Donald Trump, como en España y el resto de Europa la ultraderecha, es el hombre elegido para liderar el mundo por quienes nada dijeron cuando los patriotas se llevaron las industrias al lejano Oriente para maximizar beneficios, por quienes dijeron que en Irak y otros países había armas de destrucción masiva, por quienes quisieron cargarse los derechos de los trabajadores sustituyéndolos por esclavos, por quienes niegan el cambio climático y lo achacan a invenciones comunistas, por quienes ven al extranjero como un enemigo que viene a quitar trabajos que hace tiempo casi ningún nativo quiere realizar, por las llamadas clases medias que nunca se consideraron trabajadoras y ahora ven peligrar su modo de vida, por quienes echan la culpa de todo a los impuestos y no a los evasores fiscales o al antipatriotismo de los ricos y sus paraísos fecales.
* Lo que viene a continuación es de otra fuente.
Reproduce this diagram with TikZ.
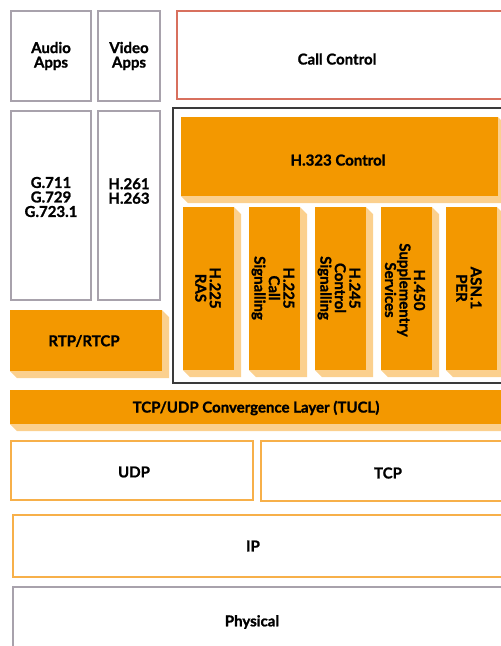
\documentclass[tikz,border=0pt]{standalone}
\usepackage{fontspec}
\setmainfont{Lato}[BoldFeatures={FakeBold=1.2}]
\definecolor{org}{HTML}{F39800}
\definecolor{shd}{HTML}{FBD08E}
\definecolor{gbd}{HTML}{A8A2AC}
\definecolor{rbd}{HTML}{D8705E}
\definecolor{obd}{HTML}{F7B04A}
\definecolor{kbd}{HTML}{3A3A3A}
\newcommand\orbox[4]{%
  \fill[shd] (#3,#2) -- (#3+7,#2+7) -- (#3+7,#4+7) -- (#1+7,#4+7) -- (#1,#4) -- cycle;
  \fill[org] (#1,#2) rectangle (#3,#4);}
\begin{document}
\begin{tikzpicture}[x=1pt,y=-1pt,
  lbl/.style={font=\fontsize{15}{14.5}\selectfont\bfseries, align=center, inner sep=0pt},
  vlbl/.style={lbl, rotate=-90},
  gbox/.style={draw=gbd, line width=1.6pt},
  rbox/.style={draw=rbd, line width=1.6pt},
  obox/.style={draw=obd, line width=1.4pt},
  kbox/.style={draw=kbd, line width=1.8pt}]
\useasboundingbox (0,0) rectangle (501,646);
\clip (0,0) rectangle (501,646);
% application boxes
\path[gbox] (11,11) rectangle (91,101);
\path[gbox] (98,11) rectangle (160,101);
\path[rbox] (177,11) rectangle (520,99);
\path[gbox] (11,111) rectangle (91,300);
\path[gbox] (98,111) rectangle (160,300);
\path[kbox] (173,108) rectangle (520,383);
% orange blocks
\orbox{181}{117}{498}{196}
\orbox{183}{207}{234}{370}
\orbox{249}{207}{300}{370}
\orbox{315}{207}{366}{370}
\orbox{381}{207}{432}{370}
\orbox{446}{207}{497}{370}
\orbox{10}{310}{162}{371}
\orbox{10}{390}{502}{424}
% transport boxes
\path[obox] (11,441) rectangle (253,500);
\path[obox] (261,441) rectangle (520,501);
\path[obox] (13,515) rectangle (520,577);
\path[gbox] (13,587) rectangle (520,660);
% labels
\node[lbl] (audio) at (51,56) {Audio\\Apps};
\node[lbl] (video) at (129,56) {Video\\Apps};
\node[lbl] (call) at (337,59) {Call Control};
\node[lbl] (gcodec) at (51,197) {G.711\\G.729\\G.723.1};
\node[lbl] (hcodec) at (129,191) {H.261\\H.263};
\node[lbl] (h323) at (338,160) {H.323 Control};
\node[vlbl] (ras) at (208,288) {H.225\\RAS};
\node[vlbl] (callsig) at (273,288) {H.225\\Call\\Signalling};
\node[vlbl] (ctlsig) at (339,288) {H.245\\Control\\Signalling};
\node[vlbl] (h450) at (405,290) {H.450\\Supplementry\\Services};
\node[vlbl] (asn) at (469,288) {ASN.1\\PER};
\node[lbl] (rtp) at (84,341) {RTP/RTCP};
\node[lbl] (tucl) at (256,408) {TCP/UDP Convergence Layer (TUCL)};
\node[lbl] (udp) at (134,472) {UDP};
\node[lbl] (tcp) at (388,473) {TCP};
\node[lbl] (ip) at (253,546) {IP};
\node[lbl] (phy) at (252,622) {Physical};
\end{tikzpicture}
\end{document}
Como en su tiempo Hitler, Franco y Mussolini,
Donald Trump es el triunfo de una sociedad miedosa y resentida que cree en la superioridad de su raza y su bandera, de una sociedad que ha despreciado la cultura para encumbrar la ignorancia y a los ignorantes. Donald Trump, al fin y al cabo, es uno de los nuestros, un tipo que habla y grita como nosotros, incapaz para la reflexión y la concordia, capaz de cualquier atrocidad por imposible que la consideremos en nuestros días. Donald Trump, que debiera ser sinónimo de estúpidez humana, es el peor hombre que podía presidir Estados Unidos en este tiempo, un iletrado soberbio, un mentecato primario que está dando alas a la barbarie en todo el mundo, que está incendiando su propio país amenazando con enviar el ejército a disparar contra los que protestan contra un asesinato racista. Donald Trump simboliza y es un tiempo de ignorantes rabiosos criados durante décadas en el egoísmo y la brutalidad, en la incapacidad de aprender del sabio, de amar como el poeta. Es la amenaza más seria para la civilización democrática desde la desaparición del nazi-fascismo del siglo XX.